This set of volumes sketches the history, breadth, and applicability of narrative theory, thus demonstrating its value as an analytical instrument. The collection includes articles from the leading names of narrative theory, such as Roland Barthes, Mikhail Bakhtin, Tzvetan Todorov and Jean-Françoise Lyotard, as well as lesser-known, though equally important, contributions.
Titles already available in this series include Deconstruction (2002, 4 volumes, £450) and Modernism (2002, 5 volumes, £550). Forthcoming titles include Romanticism (2005, 4 volumes, c.£475) and Structuralism (2006, 4 volumes, c.£495).
Table of Contents
Volume I: Close reading or micro-stylistic analysis
The first volume provides a range of theoretical 'models' for the analysis of narrative style, and examines how these bear on important - though not necessarily canonical - literary texts.

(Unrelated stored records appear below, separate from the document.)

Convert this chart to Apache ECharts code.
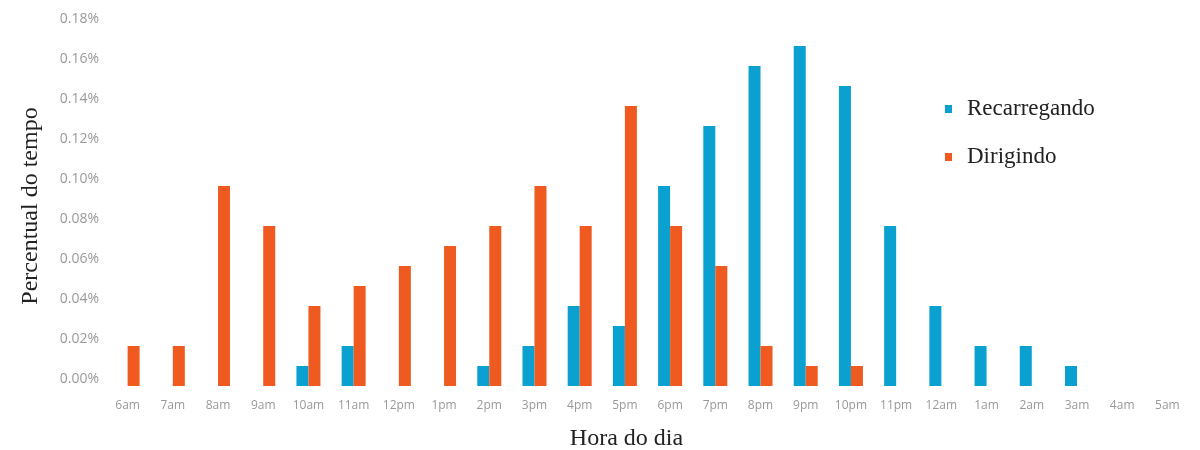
<!DOCTYPE html>
<html>
<head>
<meta charset="utf-8">
<script src="https://cdn.jsdelivr.net/npm/echarts@6/dist/echarts.min.js"></script>
<style>
html,body{margin:0;padding:0;background:#fff;}
#chart{width:1200px;height:450px;}
</style>
</head>
<body>
<div id="chart"></div>
<script>
const hours = ['6am','7am','8am','9am','10am','11am','12pm','1pm','2pm','3pm','4pm','5pm','6pm','7pm','8pm','9pm','10pm','11pm','12am','1am','2am','3am','4am','5am'];
const recarregando = [null,null,null,null,0.01,0.02,null,null,0.01,0.02,0.04,0.03,0.10,0.13,0.16,0.17,0.15,0.08,0.04,0.02,0.02,0.01,null,null];
const dirigindo = [0.02,0.02,0.10,0.08,0.04,0.05,0.06,0.07,0.08,0.10,0.08,0.14,0.08,0.06,0.02,0.01,0.01,null,null,null,null,null,null,null];
const yTicks = {min:0, max:0.18, interval:0.02};

const chart = echarts.init(document.getElementById('chart'));
chart.setOption({
  animation:false,
  backgroundColor:'#ffffff',
  grid:{left:105, right:10, top:26, bottom:64, outerBoundsMode:'none', containLabel:false},
  legend:{
    orient:'vertical', left:940, top:92, itemGap:24,
    icon:'rect', itemWidth:7, itemHeight:8,
    textStyle:{fontFamily:'Liberation Serif', fontSize:23, color:'#222', lineHeight:24, padding:[0,0,0,10]},
    data:['Recarregando','Dirigindo']
  },
  xAxis:{
    type:'category', data:hours,
    axisLine:{show:false}, axisTick:{show:false},
    axisLabel:{interval:0, margin:14, color:'#999', fontFamily:'Open Sans', fontSize:12},
    name:'Hora do dia', nameLocation:'middle', nameGap:41,
    nameTextStyle:{fontFamily:'Liberation Serif', fontSize:24, color:'#222', padding:[0,42,0,0]}
  },
  yAxis:{
    type:'value', min:yTicks.min, max:yTicks.max, interval:yTicks.interval,
    axisLine:{show:false}, axisTick:{show:false}, splitLine:{show:false},
    axisLabel:{margin:6, color:'#999', fontFamily:'Open Sans', fontSize:14, lineHeight:14,
      verticalAlign:'bottom', formatter:v=>v.toFixed(2)+'%'},
    name:'Percentual do tempo', nameLocation:'middle', nameGap:62,
    nameTextStyle:{fontFamily:'Liberation Serif', fontSize:24, color:'#222'}
  },
  series:[
    {name:'Recarregando', type:'bar', data:recarregando, barWidth:12, barGap:'0%', itemStyle:{color:'#0aa0cf'}},
    {name:'Dirigindo', type:'bar', data:dirigindo, barWidth:12, barGap:'0%', itemStyle:{color:'#ee5a20'}}
  ]
});
</script>
</body>
</html>
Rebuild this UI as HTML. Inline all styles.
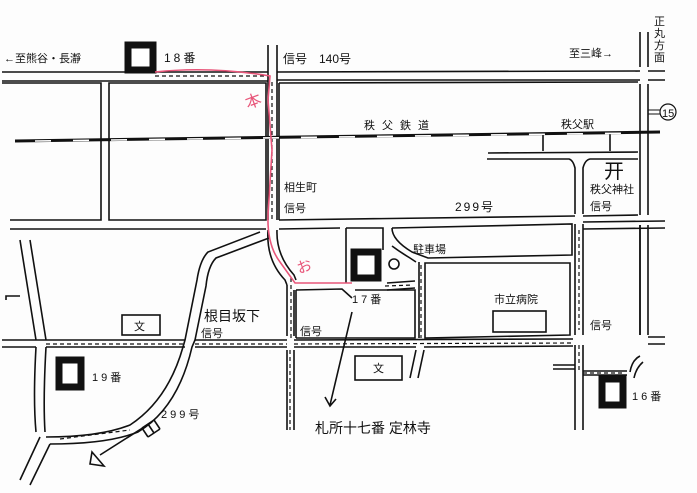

Volume II: Structural analysis of larger artefacts
Since structuralist narratology, as distinct from style analyses, remains highly abstract, this volume consists of sample analyses of a variety of cultural artefacts, with an emphasis on plot and structure, as well as the key theoretical articles.
Volume III: Politically and socially oriented critiques of culture
Volume three demonstrates the ongoing and increasing relevance of narratological tools and concepts for a politically aware analysis.
Volume IV: Interdisciplinary methods
The last volume includes texts that explicitly broach the question of how narrative theory can be brought to bear on objects not traditionally considered primarily narrative.